The cytokine interleukin 17A (IL-17A), while playing a role in inflammation, may also serve a protective purpose in systemic lupus erythematosus (SLE) patients, new research shows.

The study, “IL-17A levels in systemic lupus erythematosus associated with inflammatory markers and lower rates of malignancy and heart damage: Evidence for a dual role”, appeared in the European Journal of Rheumatology.

Immune cells produce IL-17A, which is involved in several chronic inflammatory diseases. The cytokine protects against tumor growth by modulating the immune response. However, excessive IL-17A can lead to tumor proliferation by overcoming cytokine interferon gamma (IFN-γ) tumor surveillance properties and causing local blood vessels to grow.

IL-17 inhibition benefits those with ankylosing spondylitis, a form of spinal arthritis. In mice, overexpression of IL-17A has been linked to nephritis, or inflammation of the kidney, which is caused by SLE. Importantly, increased levels of IL-17A have been reported in the sera of SLE patients.
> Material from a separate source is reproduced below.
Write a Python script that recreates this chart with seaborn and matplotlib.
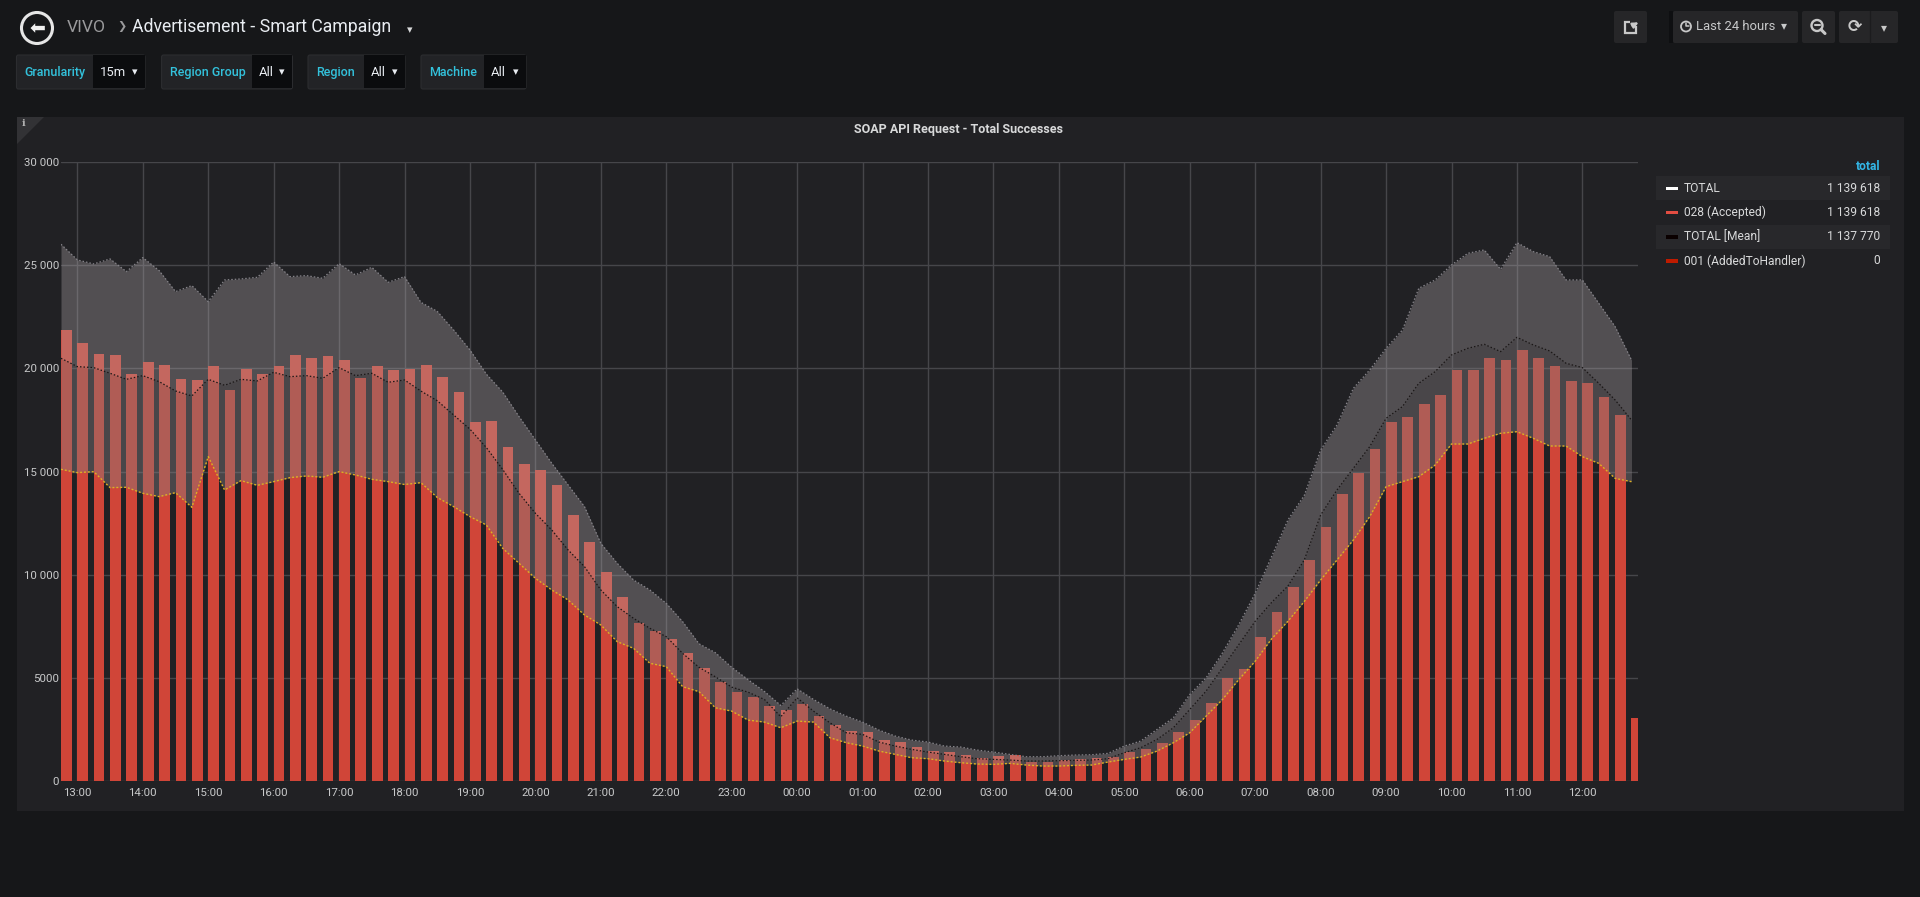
import numpy as np
import matplotlib
matplotlib.use("Agg")
import matplotlib.pyplot as plt
import seaborn as sns
from matplotlib.patches import Rectangle, Circle, Polygon, FancyBboxPatch

# ---------------- data (15-minute buckets, starting 12:45) ----------------
accepted = [21860, 21215, 20697, 20649, 19727, 20293, 20164, 19500, 19435, 20100,
            18937, 19986, 19727, 20100, 20632, 20503, 20584, 20390, 19548, 20100,
            19905, 19960, 20164, 19570, 18860, 17380, 17445, 16205, 15349, 15090,
            14331, 12877, 11600, 10146, 8934, 7674, 7270, 6898, 6188, 5460,
            4820, 4330, 4070, 3640, 3430, 3740, 3140, 2720, 2400, 2370,
            2010, 1900, 1660, 1450, 1420, 1260, 1100, 1190, 1240, 935,
            935, 1030, 1050, 1100, 1145, 1400, 1530, 1855, 2390, 2970,
            3770, 4970, 5450, 6970, 8180, 9420, 10710, 12330, 13890, 14910,
            16110, 17400, 17640, 18290, 18710, 19920, 19920, 20500, 20410, 20890,
            20490, 20130, 19400, 19280, 18630, 17740, 3050]
band_upper = [26013, 25255, 25060, 25302, 24687, 25367, 24736, 23718, 24009, 23233,
              24283, 24332, 24412, 25157, 24444, 24494, 24364, 25076, 24526, 24897,
              24170, 24444, 23200, 22760, 21860, 20890, 19720, 18850, 17659, 16528,
              15397, 14347, 13297, 11519, 10550, 9742, 9258, 8611, 7723, 6650,
              6220, 5510, 4910, 4340, 3661, 4468, 3952, 3500, 3145, 2855,
              2468, 2177, 1984, 1887, 1694, 1645, 1500, 1403, 1290, 1177,
              1177, 1226, 1258, 1274, 1339, 1694, 1935, 2500, 3065, 4194,
              5000, 6210, 7580, 9100, 10873, 12651, 13843, 16043, 17257, 19033,
              19921, 20971, 21860, 23880, 24283, 25010, 25576, 25737, 24800, 26093,
              25657, 25415, 24283, 24283, 23153, 22022, 20406]
total_mean = [20487, 20083, 20034, 19760, 19468, 19646, 19355, 18904, 18662, 19468,
              19178, 19468, 19388, 19808, 19597, 19646, 19517, 20034, 19646, 19760,
              19323, 19436, 18900, 18430, 17740, 17050, 16160, 15100, 13943, 12974,
              12166, 11197, 10389, 9258, 8450, 7884, 7400, 6995, 6188, 5510,
              5050, 4550, 4306, 3952, 3113, 4032, 3387, 2823, 2339, 2258,
              1887, 1694, 1532, 1403, 1290, 1177, 1081, 1048, 1016, 968,
              968, 984, 1000, 1016, 1081, 1371, 1613, 2016, 2581, 3468,
              4355, 5484, 6613, 7742, 8650, 9450, 10711, 12891, 14103, 15154,
              16204, 17578, 18144, 19275, 19840, 20648, 20971, 21165, 20810, 21504,
              21133, 20842, 20245, 20035, 19275, 18467, 17498]
band_lower = [15106, 14945, 14994, 14218, 14235, 13944, 13782, 13976, 13264, 15720,
              14105, 14558, 14331, 14509, 14703, 14783, 14720, 14994, 14832, 14622,
              14509, 14370, 14460, 13740, 13297, 12813, 12408, 11277, 10550, 9823,
              9258, 8773, 8046, 7561, 6753, 6430, 5704, 5542, 4573, 4330,
              3548, 3387, 2952, 2855, 2581, 2903, 2855, 2097, 1855, 1694,
              1452, 1290, 1129, 1081, 968, 887, 823, 806, 855, 774,
              726, 726, 758, 774, 919, 1048, 1161, 1452, 1855, 2339,
              3145, 3952, 4919, 5806, 6887, 7742, 8700, 9742, 10711, 11680,
              12811, 14265, 14507, 14750, 15315, 16333, 16333, 16608, 16850, 16931,
              16608, 16236, 16236, 15719, 15396, 14669, 14507]

x_tick_labels = ["13:00", "14:00", "15:00", "16:00", "17:00", "18:00", "19:00", "20:00",
                 "21:00", "22:00", "23:00", "00:00", "01:00", "02:00", "03:00", "04:00",
                 "05:00", "06:00", "07:00", "08:00", "09:00", "10:00", "11:00", "12:00"]
y_tick_values = [0, 5000, 10000, 15000, 20000, 25000, 30000]
y_tick_labels = ["0", "5000", "10 000", "15 000", "20 000", "25 000", "30 000"]

legend_names = ["TOTAL", "028 (Accepted)", "TOTAL [Mean]", "001 (AddedToHandler)"]
legend_totals = ["1 139 618", "1 139 618", "1 137 770", "0"]
legend_colors = ["#ffffff", "#e24d42", "#0a0000", "#bf1b00"]

variables = [("Granularity", "15m"), ("Region Group", "All"), ("Region", "All"), ("Machine", "All")]

# time axis in hours relative to 13:00 (bucket starts every 15 minutes from 12:45)
hours = np.arange(len(accepted)) * 0.25 - 0.25

# ---------------- style ----------------
sns.set_theme(style="dark")
plt.rcParams["font.family"] = ["Roboto", "DejaVu Sans"]

W, H = 1920, 897
PAGE = "#161719"
PANEL = "#212124"
BTN = "#262628"
TXT = "#d8d9da"
BLUE = "#33b5e5"

fig = plt.figure(figsize=(W / 100, H / 100), dpi=100)
fig.patch.set_facecolor(PAGE)

ui = fig.add_axes([0, 0, 1, 1])
ui.set_xlim(0, W)
ui.set_ylim(H, 0)
ui.axis("off")
ui.set_zorder(0)

def px(p):
    return p * 0.72

def rect(x0, y0, x1, y1, color, z=1, **kw):
    ui.add_patch(Rectangle((x0, y0), x1 - x0, y1 - y0, facecolor=color, edgecolor="none", zorder=z, **kw))

def rrect(x0, y0, x1, y1, color, z=1, ec="none"):
    ui.add_patch(FancyBboxPatch((x0, y0), x1 - x0, y1 - y0,
                                boxstyle="round,pad=0,rounding_size=2",
                                facecolor=color, edgecolor=ec, lw=0.8, zorder=z))

# panel
rect(17, 117, 1904, 811, PANEL)
ui.add_patch(Polygon([[17, 117], [44, 117], [17, 144]], closed=True, facecolor="#323235", edgecolor="none", zorder=2))
ui.text(22, 124, "i", color="#b0b0b0", fontsize=px(10), fontweight="bold", ha="left", va="center",
        family=["DejaVu Serif"], zorder=3)

# header: back button + breadcrumb
ui.add_patch(Circle((37, 28), 15.5, facecolor="none", edgecolor="#e6e6e6", lw=2.2, zorder=3))
ui.text(37, 28.5, "\u2b05", color="#f0f0f0", fontsize=px(19), ha="center", va="center",
        family=["DejaVu Sans"], zorder=4)
ui.text(67, 27, "VIVO", color="#9a9a9c", fontsize=px(17.5), ha="left", va="center")
ui.text(117, 27, "\u276f", color="#9a9a9c", fontsize=px(11), ha="left", va="center", family=["DejaVu Sans"])
ui.text(132, 27, "Advertisement - Smart Campaign", color="#e9edf2", fontsize=px(17.6), ha="left", va="center")
ui.text(407, 30, "\u25be", color="#d8d9da", fontsize=px(11), ha="left", va="center", family=["DejaVu Sans"])

# template variables
var_boxes = [(16.5, 93, 145), (161.6, 251.8, 292.4), (308, 363.8, 405), (421, 484, 526)]
for (x0, xm, x1), (lab, val) in zip(var_boxes, variables):
    rrect(x0, 55, x1, 89, "#222326", z=2, ec="#2c2d30")
    rect(xm, 55.5, x1 - 0.5, 88.5, "#0b0c0e", z=3)
    ui.text(x0 + 8, 72.5, lab, color="#33c2dc", fontsize=px(12.5), fontweight="medium",
            ha="left", va="center", zorder=4)
    ui.text(xm + 7, 72.5, val, color="#e9edf2", fontsize=px(13), ha="left", va="center", zorder=4)
    ui.text(x1 - 8, 72, "\u25be", color="#e9edf2", fontsize=px(11), ha="right", va="center",
            family=["DejaVu Sans"], zorder=4)

# top-right toolbar
rrect(1614, 11, 1647, 43, BTN, z=2)
ui.add_patch(Rectangle((1624.5, 22), 11, 11, facecolor="none", edgecolor="#c8c8c8", lw=1.6, zorder=3))
rect(1630, 18, 1640, 26, BTN, z=3.5)
ui.annotate("", xy=(1641, 21), xytext=(1630, 27),
            arrowprops=dict(arrowstyle="-|>", color="#c8c8c8", lw=1.6, mutation_scale=8), zorder=4)
rect(1669, 11, 1673, 43, "#0e0f11", z=2)
rrect(1673, 11, 1798, 43, BTN, z=2)
ui.add_patch(Circle((1686, 26.5), 5, facecolor="none", edgecolor="#c8c8c8", lw=1.3, zorder=3))
ui.plot([1686, 1686, 1689], [23.5, 26.5, 26.5], color="#c8c8c8", lw=1.1, zorder=4)
ui.text(1696, 27, "Last 24 hours", color="#c8c9ca", fontsize=px(13), ha="left", va="center", zorder=4)
ui.text(1784, 26, "\u25be", color="#c8c9ca", fontsize=px(12), ha="center", va="center",
        family=["DejaVu Sans"], zorder=4)
rrect(1802, 11, 1835, 43, BTN, z=2)
ui.add_patch(Circle((1817, 25.5), 5.5, facecolor="none", edgecolor="#c8c8c8", lw=1.7, zorder=3))
ui.plot([1814.5, 1819.5], [25.5, 25.5], color="#c8c8c8", lw=1.5, zorder=4)
ui.plot([1821, 1825], [29.5, 33.5], color="#c8c8c8", lw=2.2, zorder=4)
rrect(1839, 11, 1898, 43, BTN, z=2)
ui.plot([1870, 1870], [11, 43], color="#1c1c1e", lw=1, zorder=3)
ui.text(1855, 27, "\u27f3", color="#c8c8c8", fontsize=px(17), fontweight="bold", ha="center", va="center",
        family=["DejaVu Sans"], zorder=4)
ui.text(1884, 28, "\u25be", color="#c8c8c8", fontsize=px(12), ha="center", va="center",
        family=["DejaVu Sans"], zorder=4)

# panel title
ui.text(959, 130, "SOAP API Request - Total Successes", color=TXT, fontsize=px(12.5),
        fontweight="bold", ha="center", va="center", zorder=4)

# legend table
ui.text(1880, 166.5, "total", color=BLUE, fontsize=px(12), fontweight="bold", ha="right", va="center", zorder=4)
row_y = [188.5, 212.5, 237, 261]
for i, (name, tot, col) in enumerate(zip(legend_names, legend_totals, legend_colors)):
    y = row_y[i]
    if i % 2 == 0:
        rect(1656, y - 12, 1890, y + 12, "#28282b", z=2)
    rect(1666, y - 1.8, 1678, y + 1.8, col, z=3)
    ui.text(1684, y, name, color=TXT, fontsize=px(12), ha="left", va="center", zorder=4)
    ui.text(1880, y, tot, color=TXT, fontsize=px(12), ha="right", va="center", zorder=4)

# ---------------- chart ----------------
ax = fig.add_axes([61 / W, (H - 781) / H, (1638 - 61) / W, (781 - 162) / H])
ax.set_zorder(2)
ax.patch.set_alpha(0)

ax.bar(hours, accepted, width=0.25 * 0.655, align="edge", color="#d04538", linewidth=0, zorder=2)
ax.fill_between(hours, band_lower, band_upper, color="#aea7aa", alpha=0.35, linewidth=0, zorder=3)
ax.fill_between(hours, band_lower, total_mean, color="#000000", alpha=0.10, linewidth=0, zorder=3.1)

sns.lineplot(x=hours, y=band_upper, ax=ax, color="#86848a", linewidth=0.9,
             linestyle=(0, (1.2, 1.6)), zorder=4)
sns.lineplot(x=hours, y=total_mean, ax=ax, color="#1a1616", linewidth=0.9,
             linestyle=(0, (1.2, 1.6)), zorder=4)
sns.lineplot(x=hours, y=band_lower, ax=ax, color="#e0b020", linewidth=1.0,
             linestyle=(0, (1.4, 1.4)), zorder=4.2)

ax.set_xlim(hours[0], 23.85)
ax.set_ylim(0, 30000)
ax.set_xticks(np.arange(len(x_tick_labels)))
ax.set_xticklabels(x_tick_labels)
ax.set_yticks(y_tick_values)
ax.set_yticklabels(y_tick_labels)
ax.tick_params(axis="both", length=0, colors="#c8c9ca", labelsize=px(11.5))
ax.tick_params(axis="y", pad=1.5)
ax.tick_params(axis="x", pad=5)
for s in ax.spines.values():
    s.set_visible(False)
ax.set_axisbelow(True)
ax.grid(True, color="#46464a", linewidth=1)
ax.set_xlabel("")
ax.set_ylabel("")

fig.savefig("out.png", dpi=100, facecolor=PAGE)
Therefore, inhibiting IL-17 could be a therapeutic pathway in SLE.

Johannes Nossent, MD, PhD, of the University of Western Australia’s School of Medicine and Pharmacology, led the research team, which evaluated the clinical associations of interleukin IL-17A in SLE patients of Northern European descent and mostly in a state of low disease activity.

The cross-sectional study involved 102 SLE patients (86 percent of them females) recruited from a regional registry. The researchers determined IL-17A levels, SLE disease activity and cumulative damage, and analyzed links between IL-17A and disease activity. They also determined autoantibody profiles and studied the interplay of immune cells across disease states and damage development in SLE patients.

Researchers found that SLE patients had higher immunoglobulin G levels and lower counts of T-cells and B-cells (immune cell types). However, IL-17A levels did not differ from the healthy controls and did not fluctuate significantly over several years of observation.

In SLE patients, IL-17A levels had no bearing on disease activity or cumulative damage, but were inversely related with age, systolic blood pressure and years of smoking. Researchers also found inverse correlations with heart damage and cancer history, which suggests a protective role for IL-17A.

Among other parameters, serum levels of IL-17A correlated with the pro-inflammatory cytokine IL-6 and immunoglobulins G and M (types of antibodies), but were inversely correlated with platelet count and pre-albumin levels, a marker of chronic renal failure.

These results support “the possible involvement of IL-17A in the inflammatory pathway in SLE, although the main source and driver of IL-17A levels remain unclear,” according to the study. However, it also shows that IL-17A “may also serve a protective purpose in SLE patients.” Overall, the “dual role of IL-17A suggests that inhibiting pro-inflammatory IL-17 effects in SLE patients could have wider and significant clinical implications.”

Future studies should analyze patients with diverse genetic backgrounds and states of disease activity, said researchers, who also urged information on the cellular source and causation of effects by IL-17A.